Prompt: Where the word "page" occurs in a line, return that line.

--- Provided material ---

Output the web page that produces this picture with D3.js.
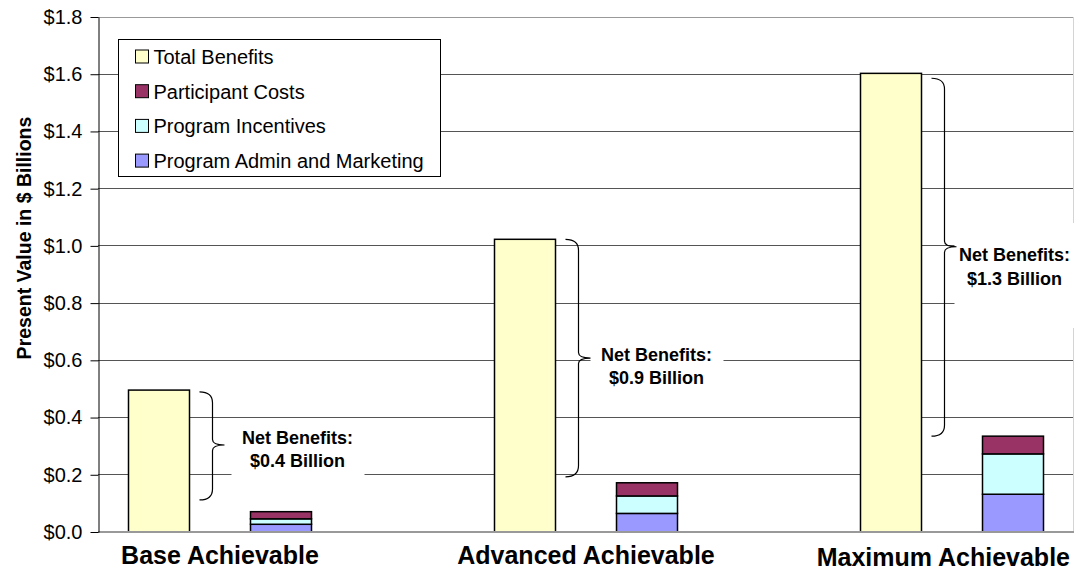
<!DOCTYPE html>
<html>
<head>
<meta charset="utf-8">
<script src="https://cdn.jsdelivr.net/npm/d3@7"></script>
<style>
  html, body { margin: 0; padding: 0; background: #fff; }
  svg { display: block; font-family: Arial, "Liberation Sans", sans-serif; }
</style>
</head>
<body>
<svg id="chart" width="1075" height="569"></svg>
<script>
// ---- data (present value, $ billions) ----
const categories = ["Base Achievable", "Advanced Achievable", "Maximum Achievable"];
const totalBenefits = [0.496, 1.023, 1.603];
const adminMarketing = [0.027, 0.065, 0.132];
const programIncentives = [0.019, 0.061, 0.141];
const participantCosts = [0.025, 0.046, 0.062];

const netBenefitText = ["$0.4 Billion", "$0.9 Billion", "$1.3 Billion"];
// brace extents and tip, in $ billions
const braceTop = [0.490, 1.023, 1.586];
const braceBottom = [0.112, 0.193, 0.335];
const braceTip = [0.304, 0.608, 0.997];
// first-line baseline of each net-benefit note, in $ billions
const noteAt = [0.308, 0.598, 0.947];

const yTicks = [0, 0.2, 0.4, 0.6, 0.8, 1.0, 1.2, 1.4, 1.6, 1.8];

const legendItems = ["Total Benefits", "Participant Costs", "Program Incentives", "Program Admin and Marketing"];
const colors = {
  "Total Benefits": "#FFFFCC",
  "Participant Costs": "#993366",
  "Program Incentives": "#CCFFFF",
  "Program Admin and Marketing": "#9999FF"
};

// ---- layout ----
const W = 1075, H = 569;
const plot = { left: 98, right: 1074, top: 17, bottom: 532 };
// note placement relative to the right edge of each total bar, and white mask extents
const noteLayout = [
  { dx: 108, maskL: -66, maskR: 67, maskT: -22, maskB: 40 },
  { dx: 101, maskL: -66, maskR: 67, maskT: -30, maskB: 45 },
  { dx: 93,  maskL: -60, maskR: 62, maskT: -38, maskB: 67 }
];

const svg = d3.select("#chart");

const y = d3.scaleLinear().domain([0, 1.8]).range([plot.bottom, plot.top]);

// each category uses three slots: total bar, cost stack, spacer (last spacer dropped)
const slots = [];
categories.forEach((c, i) => {
  slots.push(c + "|total");
  slots.push(c + "|costs");
  if (i < categories.length - 1) slots.push(c + "|gap");
});
const x = d3.scaleBand().domain(slots).range([plot.left, plot.right])
  .paddingInner(0.5).paddingOuter(0.25);

// ---- gridlines ----
svg.append("g").selectAll("line")
  .data(yTicks.filter(d => d > 0))
  .join("line")
  .attr("x1", plot.left).attr("x2", plot.right)
  .attr("y1", d => y(d)).attr("y2", d => y(d))
  .attr("stroke", (d, i, a) => i === a.length - 1 ? "#999" : "#555")
  .attr("stroke-width", 1)
  .attr("shape-rendering", "crispEdges");

// faint right border of the plot area
svg.append("line")
  .attr("x1", plot.right - 0.5).attr("x2", plot.right - 0.5)
  .attr("y1", plot.top).attr("y2", plot.bottom)
  .attr("stroke", "#d4d4d4");

// ---- total benefit bars ----
svg.append("g").selectAll("rect")
  .data(categories.map((c, i) => ({ c, v: totalBenefits[i] })))
  .join("rect")
  .attr("x", d => x(d.c + "|total"))
  .attr("width", x.bandwidth())
  .attr("y", d => y(d.v))
  .attr("height", d => y(0) - y(d.v))
  .attr("fill", colors["Total Benefits"])
  .attr("stroke", "#000").attr("stroke-width", 1.5);

// ---- stacked cost bars ----
const costRows = categories.map((c, i) => ({
  c,
  "Program Admin and Marketing": adminMarketing[i],
  "Program Incentives": programIncentives[i],
  "Participant Costs": participantCosts[i]
}));
const stackKeys = ["Program Admin and Marketing", "Program Incentives", "Participant Costs"];
const stacked = d3.stack().keys(stackKeys)(costRows);

svg.append("g").selectAll("g")
  .data(stacked)
  .join("g")
  .attr("fill", s => colors[s.key])
  .selectAll("rect")
  .data(s => s)
  .join("rect")
  .attr("x", d => x(d.data.c + "|costs"))
  .attr("width", x.bandwidth())
  .attr("y", d => y(d[1]))
  .attr("height", d => y(d[0]) - y(d[1]))
  .attr("stroke", "#000").attr("stroke-width", 1.5);

// ---- axes ----
svg.append("line")
  .attr("x1", plot.left).attr("x2", plot.right)
  .attr("y1", plot.bottom).attr("y2", plot.bottom)
  .attr("stroke", "#999").attr("stroke-width", 2);

const yAxis = d3.axisLeft(y)
  .tickValues(yTicks)
  .tickFormat(d => "$" + d.toFixed(1))
  .tickSizeInner(8).tickSizeOuter(0).tickPadding(8);

const gy = svg.append("g")
  .attr("transform", `translate(${plot.left + 0.5},0)`)
  .call(yAxis);
gy.select(".domain").attr("stroke", "#000");
gy.selectAll(".tick line").attr("stroke", "#000");
gy.selectAll(".tick text")
  .attr("font-size", 20)
  .attr("font-family", "Arial, 'Liberation Sans', sans-serif")
  .attr("fill", "#000");

svg.append("text")
  .attr("transform", "translate(31,238) rotate(-90)")
  .attr("text-anchor", "middle")
  .attr("font-size", 19.5)
  .attr("font-weight", "bold")
  .text("Present Value in $ Billions");

// category labels, centred under each bar pair and kept inside the page
svg.append("g").selectAll("text")
  .data(categories)
  .join("text")
  .attr("text-anchor", "middle")
  .attr("font-size", 25)
  .attr("font-weight", "bold")
  .text(d => d)
  .each(function (d, i) {
    const cx = (x(d + "|total") + x(d + "|costs") + x.bandwidth()) / 2;
    const w = this.getComputedTextLength();
    const clamped = Math.min(cx, W - 5 - w / 2);
    d3.select(this)
      .attr("x", clamped)
      .attr("y", i === categories.length - 1 ? 565.5 : 563.5);
  });

// ---- net benefit annotations ----
function bracePath(x0, yT, yB, yM) {
  const xs = x0 + 13, xt = x0 + 25, r = 11;
  return `M${x0},${yT} Q${xs},${yT} ${xs},${yT + r} L${xs},${yM - r / 2} ` +
         `Q${xs},${yM} ${xt},${yM} Q${xs},${yM} ${xs},${yM + r / 2} ` +
         `L${xs},${yB - r} Q${xs},${yB} ${x0},${yB}`;
}

const notes = categories.map((c, i) => {
  const barRight = x(c + "|total") + x.bandwidth();
  return {
    c, i,
    braceX: barRight + 10,
    cx: barRight + noteLayout[i].dx,
    base: y(noteAt[i]),
    layout: noteLayout[i]
  };
});

// white masks behind the note text
svg.append("g").selectAll("rect")
  .data(notes)
  .join("rect")
  .attr("x", d => d.cx + d.layout.maskL)
  .attr("width", d => d.layout.maskR - d.layout.maskL)
  .attr("y", d => d.base + d.layout.maskT)
  .attr("height", d => d.layout.maskB - d.layout.maskT)
  .attr("fill", "#fff");

svg.append("g").selectAll("path")
  .data(notes)
  .join("path")
  .attr("d", d => bracePath(d.braceX, y(braceTop[d.i]), y(braceBottom[d.i]), y(braceTip[d.i])))
  .attr("fill", "none")
  .attr("stroke", "#000")
  .attr("stroke-width", 1.2);

const noteText = svg.append("g").selectAll("text")
  .data(notes)
  .join("text")
  .attr("text-anchor", "middle")
  .attr("font-size", 18)
  .attr("font-weight", "bold");
noteText.append("tspan")
  .attr("x", d => d.cx).attr("y", d => d.base)
  .text("Net Benefits:");
noteText.append("tspan")
  .attr("x", d => d.cx).attr("y", d => d.base + 23.5)
  .text(d => netBenefitText[d.i]);

// ---- legend ----
const legend = svg.append("g").attr("transform", "translate(118.5,39.5)");
legend.append("rect")
  .attr("width", 322).attr("height", 137)
  .attr("fill", "#fff").attr("stroke", "#000").attr("stroke-width", 1);
const rows = legend.selectAll("g")
  .data(legendItems)
  .join("g")
  .attr("transform", (d, i) => `translate(0,${17.5 + i * 34.7})`);
rows.append("rect")
  .attr("x", 17).attr("y", -7).attr("width", 13).attr("height", 13)
  .attr("fill", d => colors[d]).attr("stroke", "#000").attr("stroke-width", 1);
rows.append("text")
  .attr("x", 35).attr("y", 7)
  .attr("font-size", 20)
  .text(d => d);
</script>
</body>
</html>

---

Written answer:
Output the web page that produces this picture with D3.js.
// category labels, centred under each bar pair and kept inside the page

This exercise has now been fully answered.